The Defense Ministry has legalized the Givat Salit outpost by making it part of the nearby Mehola settlement, according to Jordan Valley Regional Council head David Lahiani.
He told The Jerusalem Post that the outpost had been authorized several months ago.
Peace Now made public the authorization on Monday after it obtained a letter from the World Zionist Organization’s (WZO) Settlement Division referencing the authorization.
Givat Salit is at least the fifth outpost which has been authorized since Prime Minister Binyamin Netanyahu took office in March 2009. Reports of its authorization began to circulate in the Israeli media as US Secretary of State Hillary Clinton was in Israel on a one-day visit.
In a statement to the press, Peace Now charged that the “government wished to avoid issuing an official decision legalizing the outpost because it could have led to international criticism.” The US has urged Israel to halt settlement activity and has opposed legalizing the outposts.
Givat Salit, which was built in September 2001, is one of 24 outposts constructed after March 2001, all of which Israel has promised the US it would remove. Former prime minister Ariel Sharon was the first to make that pledge, and his successor Ehud Olmert repeated it. Netanyahu made the same promise on his first trip to Washington in 2009.
But following the 10- month moratorium Israel placed on new settlement construction – which ended in September 2010 – it unofficially said that it no longer felt bound by that pledge.
Givat Salit is listed as one of 105 West Bank outposts in a 2005 report on the illegal communities that Talia Sasson wrote for the government.
According to Sasson, the outpost was built on state land in the Jordan Valley with NIS 717,000 from the Construction and Housing Ministry. It was located 300 meters away from Mehola and lacked authorization from the government or the Defense Ministry. Netanyahu’s government has looked to legalize outposts on state land such as Givat Salit and to remove those built on private Palestinian property.
A new report on West Bank outposts published last week by a three-person legal team – headed by former Supreme Court judge Edmond Levy – called for the legalization of such outposts. The report said that Israel has a right under international and domestic law to build settler homes in the West Bank.
But last week, Patrick Ventreli, a US State Department spokesman, told reporters in Washington that the US “opposes any effort to legalize outposts.” The Defense Ministry said it was not able to comment on the matter by press time.

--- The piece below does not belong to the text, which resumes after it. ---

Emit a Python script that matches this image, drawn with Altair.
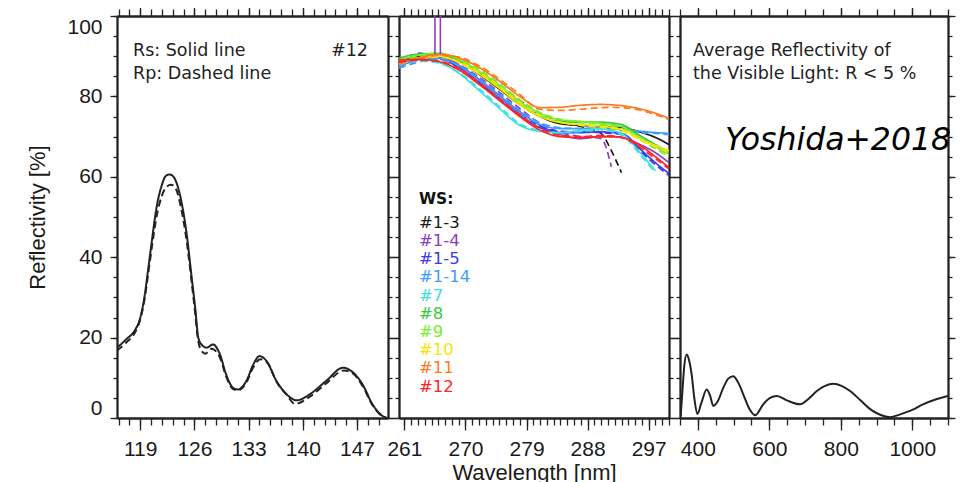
import altair as alt
import pandas as pd

# ---------------- Panel 1: sample #12, far-UV (Rs solid, Rp dashed) ----------------
P1_WL_RS = [116.0, 116.6, 117.2, 118.3, 119.0, 119.6, 120.0, 120.5, 121.1, 121.8, 122.3, 122.8, 123.3,
            124.3, 125.0, 125.6, 126.1, 126.5, 126.9, 127.6, 128.4, 129.3, 130.1, 131.0, 131.6, 132.7,
            133.6, 134.4, 135.3, 136.6, 137.9, 139.2, 140.9, 143.0, 145.2, 146.5, 147.7, 149.0, 150.3, 150.9]
P1_RS = [17.5, 18.5, 19.6, 21.8, 24.9, 30.8, 36.6, 44.0, 52.3, 58.0, 60.2, 60.6, 60.0,
         54.0, 45.7, 35.7, 27.4, 20.0, 18.3, 17.5, 18.3, 15.8, 10.8, 7.5, 7.1, 9.2,
         13.3, 15.4, 14.2, 9.2, 5.9, 4.4, 5.9, 9.2, 12.5, 11.3, 8.4, 3.4, 0.5, 0.0]
P1_WL_RP = [116.0, 117.2, 118.3, 119.0, 119.6, 120.0, 120.5, 121.1, 121.8, 122.4, 123.0, 123.6, 124.3,
            125.0, 125.6, 126.1, 126.5, 127.0, 127.4, 128.2, 129.3, 130.1, 131.0, 131.7, 132.7, 133.6,
            134.5, 135.4, 136.6, 137.9, 139.0, 140.9, 143.0, 145.3, 146.5, 147.7, 149.0, 150.3, 150.9]
P1_RP = [16.8, 18.8, 21.2, 24.5, 30.0, 35.5, 42.5, 50.0, 55.3, 57.5, 58.0, 57.0, 52.0,
         44.0, 34.5, 26.0, 19.0, 16.5, 16.0, 17.2, 15.0, 10.3, 7.2, 6.9, 8.8, 12.6,
         14.6, 13.8, 9.0, 5.8, 3.5, 5.3, 8.6, 11.8, 11.0, 8.0, 3.2, 0.4, 0.0]

# ---------------- Panel 2: all witness samples, near-UV ----------------
P2_WL = [260.2, 263, 266, 269, 272, 275, 278, 281, 284, 287, 290, 291.5, 293, 296, 298, 300]
SERIES = ["#1-3", "#1-4", "#1-5", "#1-14", "#7", "#8", "#9", "#10", "#11", "#12"]
COLORS = ["#1a1a1a", "#8a3fc0", "#3a3af0", "#3f9cff", "#3ee0e0",
          "#3cc83c", "#78ee30", "#f4e600", "#ff7a1e", "#ff2424"]
N = None
RS_1_3 = [89.0, 90.0, 90.5, 88.8, 85.5, 81.8, 78.0, 75.0, 73.2, 72.8, 72.6, 72.4, 72.2, 71.0, 69.8, 68.0]
RP_1_3 = [88.5, 89.5, 90.2, 89.0, 86.0, 82.5, 79.0, 75.5, 73.5, 72.5, 70.8, 66.5, 61.0, N, N, N]
RS_1_4 = [88.0, 89.5, 90.0, 87.8, 84.2, 80.2, 76.2, 72.8, 70.5, 69.5, 70.0, 70.0, 69.8, 67.8, 66.0, 63.5]
RP_1_4 = [87.5, 89.0, 89.8, 88.0, 84.8, 81.0, 77.0, 73.3, 71.0, 70.0, 69.5, 62.5, N, N, N, N]
RS_1_5 = [N, 90.8, 89.8, 87.2, 83.4, 79.2, 75.2, 72.2, 71.0, 71.0, 71.2, 71.0, 70.8, 66.5, 63.5, 60.8]
RP_1_5 = [N, 90.3, 89.5, 87.5, 83.8, 79.8, 75.8, 72.6, 71.3, 71.2, 71.0, 70.8, 70.5, 66.0, 63.0, 60.3]
RS_1_14 = [87.5, 89.0, 89.5, 87.6, 84.0, 80.0, 76.0, 73.0, 72.0, 72.0, 72.2, 72.0, 71.8, 71.3, 71.0, 70.8]
RP_1_14 = [87.0, 88.5, 89.2, 87.8, 84.5, 80.6, 76.6, 73.4, 72.2, 72.0, 72.0, 71.8, 71.5, 71.0, 70.8, 70.5]
RS_7 = [88.5, 89.2, 88.5, 85.8, 81.5, 77.0, 72.8, 71.3, 71.0, 71.5, 72.0, 71.5, 70.8, 65.5, 61.5, N]
RP_7 = [88.0, 88.8, 88.3, 86.0, 82.0, 77.5, 73.2, 71.5, 71.0, 71.3, 71.7, 71.3, 70.5, 65.0, 61.0, N]
RS_8 = [89.5, 90.5, 90.6, 88.8, 85.8, 82.2, 78.2, 75.2, 73.8, 73.6, 73.6, 73.4, 73.0, 70.0, 68.0, 66.0]
RP_8 = [89.0, 90.2, 90.5, 89.0, 86.2, 82.7, 78.7, 75.5, 74.0, 73.5, 73.3, 73.0, 72.6, 69.5, 67.6, 65.5]
RS_9 = [89.0, 90.2, 90.8, 89.2, 86.3, 82.8, 78.8, 75.8, 74.2, 73.8, 73.3, 73.0, 72.5, 69.5, 67.5, 65.5]
RP_9 = [88.6, 89.8, 90.5, 89.4, 86.7, 83.2, 79.2, 76.0, 74.3, 73.6, 73.0, 72.6, 72.0, 69.0, 67.0, 65.0]
RS_10 = [88.5, 89.5, 90.0, 88.5, 85.6, 82.0, 78.0, 75.0, 73.5, 73.0, 72.6, 72.3, 71.8, 69.2, 67.8, 66.5]
RP_10 = [88.0, 89.2, 89.8, 88.7, 86.0, 82.5, 78.5, 75.3, 73.6, 72.8, 72.3, 72.0, 71.5, 69.0, 67.5, 66.0]
RS_11 = [88.5, 89.5, 90.5, 89.6, 87.2, 83.8, 80.0, 77.2, 77.3, 77.8, 78.0, 77.9, 77.7, 76.8, 75.8, 74.5]
RP_11 = [88.0, 89.2, 90.2, 89.8, 87.6, 84.3, 80.5, 76.8, 76.5, 76.8, 77.2, 77.3, 77.2, 76.5, 75.5, 74.2]
RS_12 = [89.0, 89.2, 88.7, 86.6, 83.0, 79.0, 75.0, 71.6, 70.0, 69.8, 70.0, 70.0, 69.8, 67.5, 65.0, 62.3]
RP_12 = [88.5, 89.0, 88.8, 87.0, 83.5, 79.5, 75.5, 72.0, 70.3, 70.0, 70.3, 70.2, 69.8, 67.0, 64.5, 62.0]
RS_ALL = [RS_1_3, RS_1_4, RS_1_5, RS_1_14, RS_7, RS_8, RS_9, RS_10, RS_11, RS_12]
RP_ALL = [RP_1_3, RP_1_4, RP_1_5, RP_1_14, RP_7, RP_8, RP_9, RP_10, RP_11, RP_12]
SPIKE_WL = [265.5, 266.3]
SPIKE_LO = [90.5, 90.5]
SPIKE_HI = [100.0, 100.0]

# ---------------- Panel 3: average reflectivity, visible ----------------
P3_WL = [352, 357, 362, 368.7, 375, 382.7, 390, 398.4, 410, 424.6, 434, 443.3, 456, 471, 485, 499, 513, 527,
         544, 560, 583, 602, 621, 649, 686, 710, 733, 756, 779, 802, 826, 855, 882, 910, 938, 966, 1000,
         1030, 1065, 1100]
P3_R = [0.5, 7.0, 13.0, 15.8, 14.5, 10.8, 5.0, 1.0, 3.8, 7.1, 5.6, 3.0, 4.2, 7.5, 9.8, 10.4, 8.8, 5.9,
        2.3, 0.7, 3.4, 5.0, 5.5, 4.4, 3.4, 4.8, 6.7, 8.0, 8.5, 8.0, 6.7, 4.4, 2.2, 0.8, 0.2, 0.9, 2.0,
        3.4, 4.6, 5.5]

# ---------------- ticks and texts ----------------
Y_MAJOR = [0, 20, 40, 60, 80, 100]
Y_MINOR = [v * 5 for v in range(21)]
P1_MAJOR = [119, 126, 133, 140, 147]
P1_MINOR = [round(116.2 + 1.4 * i, 2) for i in range(25)]
P2_MAJOR = [261, 270, 279, 288, 297]
P2_MINOR = list(range(261, 301))
P3_MAJOR = [400, 600, 800, 1000]
P3_MINOR = list(range(350, 1101, 50))
P1_NOTES = ["Rs: Solid line", "Rp: Dashed line"]
P1_TAG = "#12"
P3_NOTES = ["Average Reflectivity of", "the Visible Light: R < 5 %"]
LEGEND_TITLE = "WS:"
CREDIT = "Yoshida+2018"
X_TITLE = "Wavelength [nm]"
Y_TITLE = "Reflectivity [%]"

INK = "#222222"
LABEL_FONT = "Liberation Sans"
NOTE_FONT = "DejaVu Sans"

# ---------------- tables ----------------
df1 = pd.DataFrame({"wl": P1_WL_RS + P1_WL_RP, "R": P1_RS + P1_RP,
                    "pol": ["Rs"] * len(P1_RS) + ["Rp"] * len(P1_RP)})
rows = []
for name, rs, rp in zip(SERIES, RS_ALL, RP_ALL):
    for w, v in zip(P2_WL, rs):
        if v is not None:
            rows.append({"wl": w, "R": v, "series": name, "pol": "Rs"})
    for w, v in zip(P2_WL, rp):
        if v is not None:
            rows.append({"wl": w, "R": v, "series": name, "pol": "Rp"})
df2 = pd.DataFrame(rows)
spikes = pd.DataFrame({"wl": SPIKE_WL, "lo": SPIKE_LO, "hi": SPIKE_HI})
df3 = pd.DataFrame({"wl": P3_WL, "R": P3_R})

DASH = alt.Scale(domain=["Rs", "Rp"], range=[[1, 0], [7, 4]])


def axis(orient, values, size, labels=False, **kw):
    opts = dict(orient=orient, values=values, tickSize=size, labels=labels, grid=False, format="d",
                domainColor=INK, domainWidth=1.8, tickColor=INK, tickWidth=1.3,
                labelFont=LABEL_FONT, labelFontSize=21, labelColor="#1a1a1a",
                titleFont=LABEL_FONT, titleFontSize=22, titleFontWeight="normal", titleColor="#1a1a1a")
    opts.update(kw)
    return alt.Axis(**opts)


def frame(df, xs, ys, xmaj, xmin, ylabels, xtitle=None, ytitle=None):
    def carrier(xa, ya, xt=None, yt=None):
        return alt.Chart(df).mark_line(strokeOpacity=0).encode(
            x=alt.X("wl:Q", scale=xs, axis=xa, title=xt),
            y=alt.Y("R:Q", scale=ys, axis=ya, title=yt))
    c1 = carrier(axis("bottom", xmaj, 12, True, labelPadding=8, titlePadding=3),
                 axis("left", Y_MAJOR, 7, ylabels, labelFlush=True, labelPadding=8, titlePadding=17),
                 xtitle, ytitle)
    c2 = carrier(axis("bottom", xmin, 7), axis("left", Y_MINOR, 4))
    c3 = carrier(axis("top", xmaj, 12), axis("right", Y_MAJOR, 7))
    c4 = carrier(axis("top", xmin, 7), axis("right", Y_MINOR, 4))
    return [c1, c2, c3, c4]


def note(text, x, y, size=16, color=INK, align="left", **kw):
    return alt.Chart(pd.DataFrame({"t": [text]})).mark_text(
        align=align, baseline="middle", font=NOTE_FONT, fontSize=size, color=color, **kw
    ).encode(text="t:N", x=alt.value(x), y=alt.value(y))


YS = alt.Scale(domain=[0, 100], nice=False, zero=False)

# ----- panel 1 -----
xs1 = alt.Scale(domain=[116, 151], nice=False, zero=False)
lines1 = alt.Chart(df1).mark_line(color=INK, strokeWidth=2, interpolate="monotone", clip=True).encode(
    x=alt.X("wl:Q", scale=xs1, axis=None),
    y=alt.Y("R:Q", scale=YS, axis=None),
    strokeDash=alt.StrokeDash("pol:N", scale=DASH, legend=None))
p1 = alt.layer(
    *frame(df1, xs1, YS, P1_MAJOR, P1_MINOR, True, None, Y_TITLE),
    lines1,
    note(P1_NOTES[0], 16, 35, size=17.5),
    note(P1_NOTES[1], 16, 58, size=17.5),
    note(P1_TAG, 251, 35, size=17.5, align="right"),
).resolve_axis(x="independent", y="independent").properties(width=271, height=402)

# ----- panel 2 -----
xs2 = alt.Scale(domain=[260.2, 300], nice=False, zero=False)
lines2 = alt.Chart(df2).mark_line(strokeWidth=1.7, interpolate="monotone", clip=True).encode(
    x=alt.X("wl:Q", scale=xs2, axis=None),
    y=alt.Y("R:Q", scale=YS, axis=None),
    color=alt.Color("series:N", scale=alt.Scale(domain=SERIES, range=COLORS), legend=None),
    strokeDash=alt.StrokeDash("pol:N", scale=DASH, legend=None))
spike = alt.Chart(spikes).mark_rule(color=COLORS[1], strokeWidth=1.6, clip=True).encode(
    x=alt.X("wl:Q", scale=xs2, axis=None),
    y=alt.Y("lo:Q", scale=YS, axis=None),
    y2="hi:Q")
legend = [note(LEGEND_TITLE, 20, 183, size=15.5, fontWeight="bold", color="#111111")]
for i, (name, col) in enumerate(zip(SERIES, COLORS)):
    legend.append(note(name, 20, 206.7 + 18.2 * i, size=16.5, color=col))
p2 = alt.layer(
    *frame(df2, xs2, YS, P2_MAJOR, P2_MINOR, False, X_TITLE, None),
    lines2, spike, *legend,
).resolve_axis(x="independent", y="independent").properties(width=270, height=402)

# ----- panel 3 -----
xs3 = alt.Scale(domain=[350, 1100], nice=False, zero=False)
lines3 = alt.Chart(df3).mark_line(color=INK, strokeWidth=2, interpolate="monotone", clip=True).encode(
    x=alt.X("wl:Q", scale=xs3, axis=None),
    y=alt.Y("R:Q", scale=YS, axis=None))
p3 = alt.layer(
    *frame(df3, xs3, YS, P3_MAJOR, P3_MINOR, False, None, None),
    lines3,
    note(P3_NOTES[0], 13, 35, size=17.5),
    note(P3_NOTES[1], 13, 58, size=17.5),
    note(CREDIT, 45, 125, size=31.5, color="#000000", fontStyle="italic"),
).resolve_axis(x="independent", y="independent").properties(width=268, height=402)

chart = alt.hconcat(p1, p2, p3, spacing=11, bounds="flush").properties(
    padding={"left": 18, "top": -5, "right": 0, "bottom": 0}
).configure_view(stroke=None)

chart.save("out.html", embed_options={"renderer": "svg", "actions": False})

Peace Now gave the Post a WZO letter dated July 2 that sought authorization to hire an architect for Givat Salit plans, which have been frozen since 2004 as the result of changes to the boundaries of a nearby road. The document said that it wanted to rehire the same architect now that the Defense Ministry had decided to advance plans for Givat Salit.
Lahiani explained that the Defense Ministry had agreed to authorize the outpost by including it within the boundaries of Mehola, and was now working on a zoning plan. There are 14 families that live there.
Lahiani said that the legalization was meaningful because the outpost was named for Salit Sheetrit, who was killed in September 2001 at age 28, after a Palestinian terrorist sprayed at least 20 bullets into her car as she drove near Mehola.
After more than a decade, Lahiani added, “It is about time that the outpost was legalized.”